| Problem |
Starting at the top of the listing, extract every line up to and including the one with "Chart.defaults.font.family = FUENTE;". Pictures stay out of the copy.

>> Start Data provided

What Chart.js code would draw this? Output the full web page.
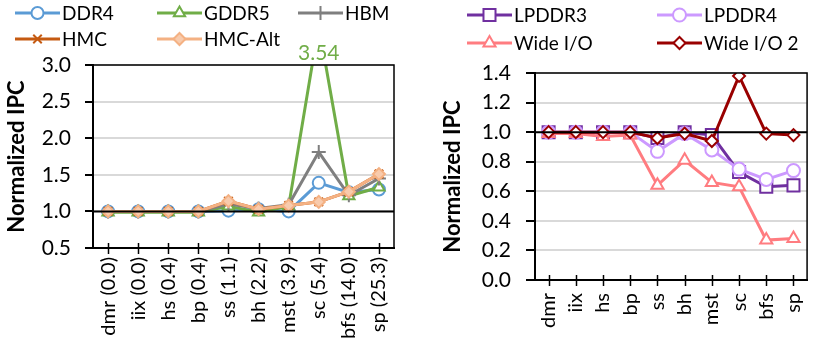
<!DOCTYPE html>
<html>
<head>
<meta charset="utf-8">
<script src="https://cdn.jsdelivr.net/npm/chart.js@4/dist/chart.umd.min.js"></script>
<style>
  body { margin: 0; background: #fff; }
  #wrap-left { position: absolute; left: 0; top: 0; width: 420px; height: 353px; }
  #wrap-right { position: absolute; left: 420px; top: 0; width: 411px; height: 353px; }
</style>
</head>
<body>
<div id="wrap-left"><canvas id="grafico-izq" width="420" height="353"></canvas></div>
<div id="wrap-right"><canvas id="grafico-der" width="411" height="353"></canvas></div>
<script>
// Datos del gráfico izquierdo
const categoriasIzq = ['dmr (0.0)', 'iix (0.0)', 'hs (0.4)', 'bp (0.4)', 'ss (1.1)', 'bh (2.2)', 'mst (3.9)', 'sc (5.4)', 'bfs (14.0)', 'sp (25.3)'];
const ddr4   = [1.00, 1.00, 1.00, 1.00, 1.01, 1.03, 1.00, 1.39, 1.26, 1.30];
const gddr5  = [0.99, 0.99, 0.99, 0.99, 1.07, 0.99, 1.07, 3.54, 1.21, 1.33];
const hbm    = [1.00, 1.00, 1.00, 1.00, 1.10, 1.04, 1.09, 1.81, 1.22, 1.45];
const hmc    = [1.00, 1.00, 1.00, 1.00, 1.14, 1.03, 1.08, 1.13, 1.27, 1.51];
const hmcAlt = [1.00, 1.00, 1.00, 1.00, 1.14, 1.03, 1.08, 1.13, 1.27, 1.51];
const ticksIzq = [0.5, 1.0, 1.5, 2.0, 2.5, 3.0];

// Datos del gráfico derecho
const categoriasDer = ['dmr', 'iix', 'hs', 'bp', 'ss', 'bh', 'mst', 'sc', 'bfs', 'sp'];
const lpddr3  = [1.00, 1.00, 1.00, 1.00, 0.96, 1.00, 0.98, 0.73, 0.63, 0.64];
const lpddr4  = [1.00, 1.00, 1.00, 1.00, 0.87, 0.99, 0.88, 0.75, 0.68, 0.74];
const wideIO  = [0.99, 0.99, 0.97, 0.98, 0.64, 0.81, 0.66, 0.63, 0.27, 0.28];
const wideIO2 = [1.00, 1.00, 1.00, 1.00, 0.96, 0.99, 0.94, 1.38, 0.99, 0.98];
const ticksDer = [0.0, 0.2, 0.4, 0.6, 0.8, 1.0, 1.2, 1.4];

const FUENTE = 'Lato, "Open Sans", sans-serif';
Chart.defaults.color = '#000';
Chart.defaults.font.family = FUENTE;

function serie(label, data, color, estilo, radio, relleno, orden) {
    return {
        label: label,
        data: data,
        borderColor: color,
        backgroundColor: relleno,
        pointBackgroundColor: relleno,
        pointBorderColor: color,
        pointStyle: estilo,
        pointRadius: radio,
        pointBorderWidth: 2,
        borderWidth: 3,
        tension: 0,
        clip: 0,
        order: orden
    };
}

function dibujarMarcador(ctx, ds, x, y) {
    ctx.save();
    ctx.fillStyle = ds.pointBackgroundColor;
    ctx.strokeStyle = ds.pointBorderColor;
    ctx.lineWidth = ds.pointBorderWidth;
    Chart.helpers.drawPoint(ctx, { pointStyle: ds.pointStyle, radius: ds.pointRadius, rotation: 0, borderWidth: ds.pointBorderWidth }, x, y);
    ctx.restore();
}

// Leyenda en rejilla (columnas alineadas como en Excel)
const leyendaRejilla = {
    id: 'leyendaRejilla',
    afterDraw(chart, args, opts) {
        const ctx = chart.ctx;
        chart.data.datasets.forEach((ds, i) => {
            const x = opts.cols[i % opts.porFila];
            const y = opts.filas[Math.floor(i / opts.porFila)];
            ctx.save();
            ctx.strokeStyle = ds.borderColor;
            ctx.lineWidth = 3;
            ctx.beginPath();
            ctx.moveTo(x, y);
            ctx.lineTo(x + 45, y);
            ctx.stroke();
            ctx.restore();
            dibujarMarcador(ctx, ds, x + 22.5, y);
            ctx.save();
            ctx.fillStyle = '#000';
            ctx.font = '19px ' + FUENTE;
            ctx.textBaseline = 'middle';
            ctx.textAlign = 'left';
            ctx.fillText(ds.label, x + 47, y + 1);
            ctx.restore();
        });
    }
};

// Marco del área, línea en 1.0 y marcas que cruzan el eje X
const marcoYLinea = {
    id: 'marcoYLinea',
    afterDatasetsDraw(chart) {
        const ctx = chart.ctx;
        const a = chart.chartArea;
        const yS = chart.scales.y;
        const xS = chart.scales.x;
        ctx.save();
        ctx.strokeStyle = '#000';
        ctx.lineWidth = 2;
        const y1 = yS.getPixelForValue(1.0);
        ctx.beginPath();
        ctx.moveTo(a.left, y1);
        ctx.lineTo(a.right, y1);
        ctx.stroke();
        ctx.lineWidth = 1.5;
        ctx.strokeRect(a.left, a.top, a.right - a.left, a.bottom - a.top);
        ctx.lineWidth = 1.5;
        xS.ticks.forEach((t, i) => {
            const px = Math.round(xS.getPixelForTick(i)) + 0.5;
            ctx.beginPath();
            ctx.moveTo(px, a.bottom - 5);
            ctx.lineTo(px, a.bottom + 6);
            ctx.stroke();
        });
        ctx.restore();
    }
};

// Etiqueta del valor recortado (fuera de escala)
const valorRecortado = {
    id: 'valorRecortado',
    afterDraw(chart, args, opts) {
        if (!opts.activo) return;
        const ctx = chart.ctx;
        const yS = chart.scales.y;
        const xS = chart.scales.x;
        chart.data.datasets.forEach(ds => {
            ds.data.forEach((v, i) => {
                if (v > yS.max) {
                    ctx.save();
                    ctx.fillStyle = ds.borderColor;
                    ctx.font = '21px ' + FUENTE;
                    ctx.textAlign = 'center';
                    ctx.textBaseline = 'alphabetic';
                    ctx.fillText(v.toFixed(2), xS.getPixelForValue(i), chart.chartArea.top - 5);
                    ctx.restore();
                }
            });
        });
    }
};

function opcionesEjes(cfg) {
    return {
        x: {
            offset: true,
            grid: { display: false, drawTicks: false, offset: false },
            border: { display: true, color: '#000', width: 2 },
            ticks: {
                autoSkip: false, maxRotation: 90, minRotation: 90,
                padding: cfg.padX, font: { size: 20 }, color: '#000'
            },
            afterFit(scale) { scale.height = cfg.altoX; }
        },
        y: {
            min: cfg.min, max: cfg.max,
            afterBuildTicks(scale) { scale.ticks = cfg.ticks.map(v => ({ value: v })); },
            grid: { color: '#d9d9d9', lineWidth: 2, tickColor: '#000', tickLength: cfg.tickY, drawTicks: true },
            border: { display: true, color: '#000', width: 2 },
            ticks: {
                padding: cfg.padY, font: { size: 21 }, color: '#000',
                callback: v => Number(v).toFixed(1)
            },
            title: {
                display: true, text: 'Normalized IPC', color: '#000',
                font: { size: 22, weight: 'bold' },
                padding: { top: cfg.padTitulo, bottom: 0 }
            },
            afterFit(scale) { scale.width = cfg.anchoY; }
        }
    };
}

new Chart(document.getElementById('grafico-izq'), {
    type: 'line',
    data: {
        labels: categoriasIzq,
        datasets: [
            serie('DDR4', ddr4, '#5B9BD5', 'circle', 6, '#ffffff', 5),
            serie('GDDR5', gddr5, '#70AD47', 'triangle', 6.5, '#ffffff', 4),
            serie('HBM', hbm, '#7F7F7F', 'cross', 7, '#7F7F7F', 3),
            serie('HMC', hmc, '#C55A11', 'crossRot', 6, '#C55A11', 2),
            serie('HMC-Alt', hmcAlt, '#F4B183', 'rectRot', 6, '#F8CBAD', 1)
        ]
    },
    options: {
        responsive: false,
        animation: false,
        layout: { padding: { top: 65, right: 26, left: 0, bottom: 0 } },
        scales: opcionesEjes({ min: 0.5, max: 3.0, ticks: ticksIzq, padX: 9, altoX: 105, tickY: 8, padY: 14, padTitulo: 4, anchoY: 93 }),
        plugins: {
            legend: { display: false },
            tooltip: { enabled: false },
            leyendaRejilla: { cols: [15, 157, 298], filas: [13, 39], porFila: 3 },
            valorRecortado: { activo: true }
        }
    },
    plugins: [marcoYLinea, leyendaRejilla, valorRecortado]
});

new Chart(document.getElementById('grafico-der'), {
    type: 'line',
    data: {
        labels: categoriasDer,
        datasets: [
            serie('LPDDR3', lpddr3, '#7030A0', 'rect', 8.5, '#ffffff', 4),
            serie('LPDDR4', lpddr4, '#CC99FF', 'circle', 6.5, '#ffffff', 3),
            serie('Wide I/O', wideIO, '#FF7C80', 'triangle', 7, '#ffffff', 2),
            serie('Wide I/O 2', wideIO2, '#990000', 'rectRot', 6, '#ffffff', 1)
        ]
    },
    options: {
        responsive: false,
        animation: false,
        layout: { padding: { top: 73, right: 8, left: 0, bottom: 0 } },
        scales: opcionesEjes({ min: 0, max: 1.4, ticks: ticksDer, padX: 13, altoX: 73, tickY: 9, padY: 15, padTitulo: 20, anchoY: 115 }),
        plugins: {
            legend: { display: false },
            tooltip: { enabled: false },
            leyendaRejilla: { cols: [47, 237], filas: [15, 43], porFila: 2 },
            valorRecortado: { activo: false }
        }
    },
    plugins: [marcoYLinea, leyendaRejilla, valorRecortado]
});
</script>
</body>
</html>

>> End Data provided

| Written answer |
What Chart.js code would draw this? Output the full web page.
<!DOCTYPE html>
<html>
<head>
<meta charset="utf-8">
<script src="https://cdn.jsdelivr.net/npm/chart.js@4/dist/chart.umd.min.js"></script>
<style>
  body { margin: 0; background: #fff; }
  #wrap-left { position: absolute; left: 0; top: 0; width: 420px; height: 353px; }
  #wrap-right { position: absolute; left: 420px; top: 0; width: 411px; height: 353px; }
</style>
</head>
<body>
<div id="wrap-left"><canvas id="grafico-izq" width="420" height="353"></canvas></div>
<div id="wrap-right"><canvas id="grafico-der" width="411" height="353"></canvas></div>
<script>
// Datos del gráfico izquierdo
const categoriasIzq = ['dmr (0.0)', 'iix (0.0)', 'hs (0.4)', 'bp (0.4)', 'ss (1.1)', 'bh (2.2)', 'mst (3.9)', 'sc (5.4)', 'bfs (14.0)', 'sp (25.3)'];
const ddr4   = [1.00, 1.00, 1.00, 1.00, 1.01, 1.03, 1.00, 1.39, 1.26, 1.30];
const gddr5  = [0.99, 0.99, 0.99, 0.99, 1.07, 0.99, 1.07, 3.54, 1.21, 1.33];
const hbm    = [1.00, 1.00, 1.00, 1.00, 1.10, 1.04, 1.09, 1.81, 1.22, 1.45];
const hmc    = [1.00, 1.00, 1.00, 1.00, 1.14, 1.03, 1.08, 1.13, 1.27, 1.51];
const hmcAlt = [1.00, 1.00, 1.00, 1.00, 1.14, 1.03, 1.08, 1.13, 1.27, 1.51];
const ticksIzq = [0.5, 1.0, 1.5, 2.0, 2.5, 3.0];

// Datos del gráfico derecho
const categoriasDer = ['dmr', 'iix', 'hs', 'bp', 'ss', 'bh', 'mst', 'sc', 'bfs', 'sp'];
const lpddr3  = [1.00, 1.00, 1.00, 1.00, 0.96, 1.00, 0.98, 0.73, 0.63, 0.64];
const lpddr4  = [1.00, 1.00, 1.00, 1.00, 0.87, 0.99, 0.88, 0.75, 0.68, 0.74];
const wideIO  = [0.99, 0.99, 0.97, 0.98, 0.64, 0.81, 0.66, 0.63, 0.27, 0.28];
const wideIO2 = [1.00, 1.00, 1.00, 1.00, 0.96, 0.99, 0.94, 1.38, 0.99, 0.98];
const ticksDer = [0.0, 0.2, 0.4, 0.6, 0.8, 1.0, 1.2, 1.4];

const FUENTE = 'Lato, "Open Sans", sans-serif';
Chart.defaults.color = '#000';
Chart.defaults.font.family = FUENTE;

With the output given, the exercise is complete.